▸ **Task directions**
Give back the full listing verbatim, apart from its images.

=-=-=

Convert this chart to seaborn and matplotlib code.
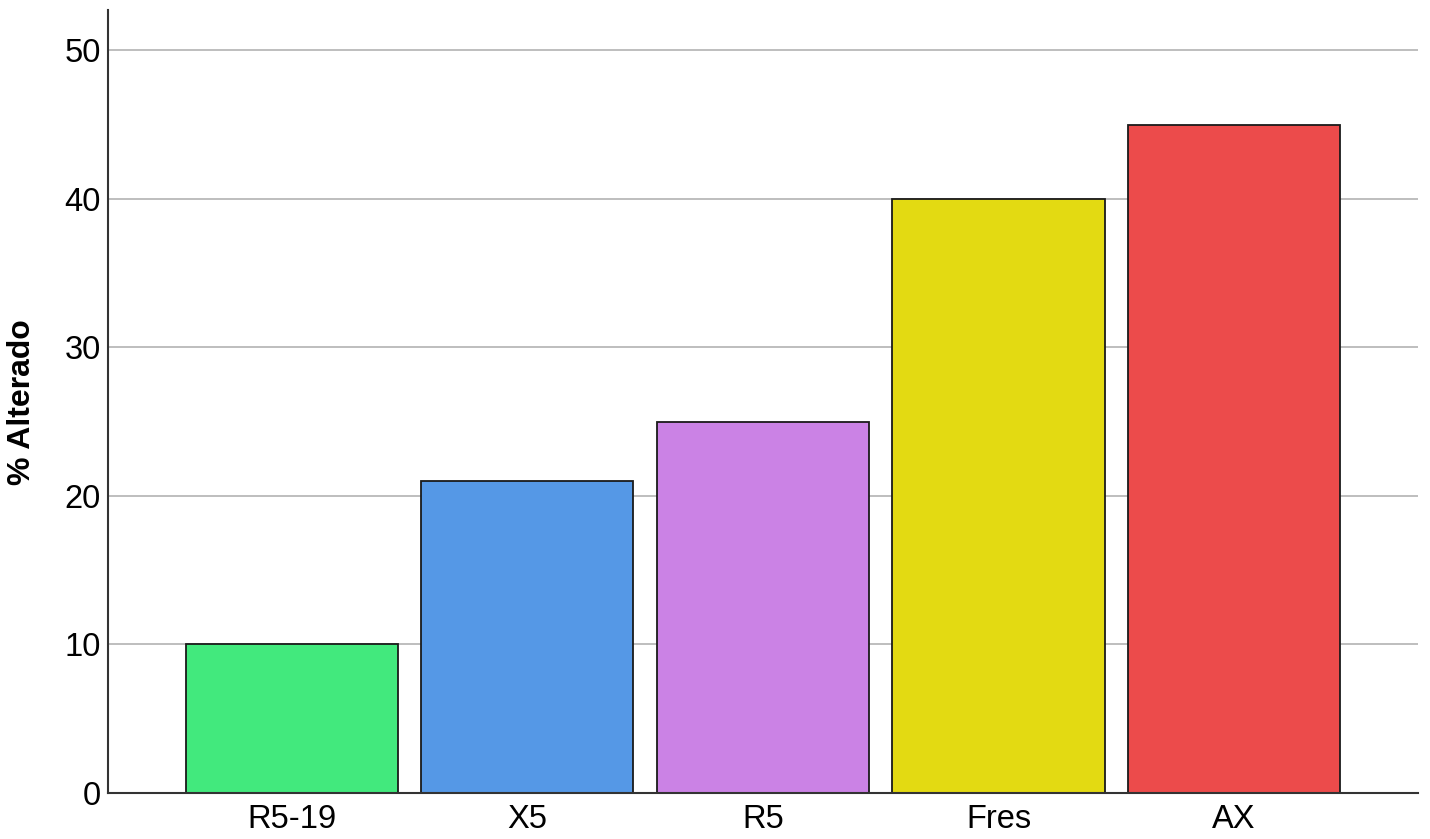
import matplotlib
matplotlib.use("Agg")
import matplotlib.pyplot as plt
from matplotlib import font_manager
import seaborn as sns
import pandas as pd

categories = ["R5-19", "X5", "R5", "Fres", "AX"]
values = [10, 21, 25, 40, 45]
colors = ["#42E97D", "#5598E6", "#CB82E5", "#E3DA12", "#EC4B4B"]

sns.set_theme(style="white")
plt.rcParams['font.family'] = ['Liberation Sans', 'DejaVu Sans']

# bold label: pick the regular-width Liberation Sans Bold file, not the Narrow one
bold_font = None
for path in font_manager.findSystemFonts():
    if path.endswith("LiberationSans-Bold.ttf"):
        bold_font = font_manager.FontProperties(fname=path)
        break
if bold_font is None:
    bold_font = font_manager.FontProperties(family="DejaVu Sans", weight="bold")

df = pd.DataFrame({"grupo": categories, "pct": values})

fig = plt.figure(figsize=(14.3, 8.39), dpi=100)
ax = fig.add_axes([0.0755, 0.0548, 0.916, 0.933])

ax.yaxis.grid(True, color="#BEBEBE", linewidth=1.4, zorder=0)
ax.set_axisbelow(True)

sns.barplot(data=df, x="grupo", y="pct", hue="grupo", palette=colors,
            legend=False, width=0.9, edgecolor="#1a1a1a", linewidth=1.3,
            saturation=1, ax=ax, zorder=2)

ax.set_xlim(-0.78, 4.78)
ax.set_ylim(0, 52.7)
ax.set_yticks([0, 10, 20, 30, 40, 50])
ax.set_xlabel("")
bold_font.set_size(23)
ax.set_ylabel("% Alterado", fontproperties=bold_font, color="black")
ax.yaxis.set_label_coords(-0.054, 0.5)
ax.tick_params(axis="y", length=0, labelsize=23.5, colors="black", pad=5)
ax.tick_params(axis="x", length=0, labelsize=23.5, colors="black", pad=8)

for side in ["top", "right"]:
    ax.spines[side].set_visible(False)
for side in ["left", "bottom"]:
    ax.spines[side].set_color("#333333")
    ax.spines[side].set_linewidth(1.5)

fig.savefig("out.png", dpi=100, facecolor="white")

=-=-=

▸ **Answer for the task**
Convert this chart to seaborn and matplotlib code.
import matplotlib
matplotlib.use("Agg")
import matplotlib.pyplot as plt
from matplotlib import font_manager
import seaborn as sns
import pandas as pd

categories = ["R5-19", "X5", "R5", "Fres", "AX"]
values = [10, 21, 25, 40, 45]
colors = ["#42E97D", "#5598E6", "#CB82E5", "#E3DA12", "#EC4B4B"]

sns.set_theme(style="white")
plt.rcParams['font.family'] = ['Liberation Sans', 'DejaVu Sans']

# bold label: pick the regular-width Liberation Sans Bold file, not the Narrow one
bold_font = None
for path in font_manager.findSystemFonts():
    if path.endswith("LiberationSans-Bold.ttf"):
        bold_font = font_manager.FontProperties(fname=path)
        break
if bold_font is None:
    bold_font = font_manager.FontProperties(family="DejaVu Sans", weight="bold")

df = pd.DataFrame({"grupo": categories, "pct": values})

fig = plt.figure(figsize=(14.3, 8.39), dpi=100)
ax = fig.add_axes([0.0755, 0.0548, 0.916, 0.933])

ax.yaxis.grid(True, color="#BEBEBE", linewidth=1.4, zorder=0)
ax.set_axisbelow(True)

sns.barplot(data=df, x="grupo", y="pct", hue="grupo", palette=colors,
            legend=False, width=0.9, edgecolor="#1a1a1a", linewidth=1.3,
            saturation=1, ax=ax, zorder=2)

ax.set_xlim(-0.78, 4.78)
ax.set_ylim(0, 52.7)
ax.set_yticks([0, 10, 20, 30, 40, 50])
ax.set_xlabel("")
bold_font.set_size(23)
ax.set_ylabel("% Alterado", fontproperties=bold_font, color="black")
ax.yaxis.set_label_coords(-0.054, 0.5)
ax.tick_params(axis="y", length=0, labelsize=23.5, colors="black", pad=5)
ax.tick_params(axis="x", length=0, labelsize=23.5, colors="black", pad=8)

for side in ["top", "right"]:
    ax.spines[side].set_visible(False)
for side in ["left", "bottom"]:
    ax.spines[side].set_color("#333333")
    ax.spines[side].set_linewidth(1.5)

fig.savefig("out.png", dpi=100, facecolor="white")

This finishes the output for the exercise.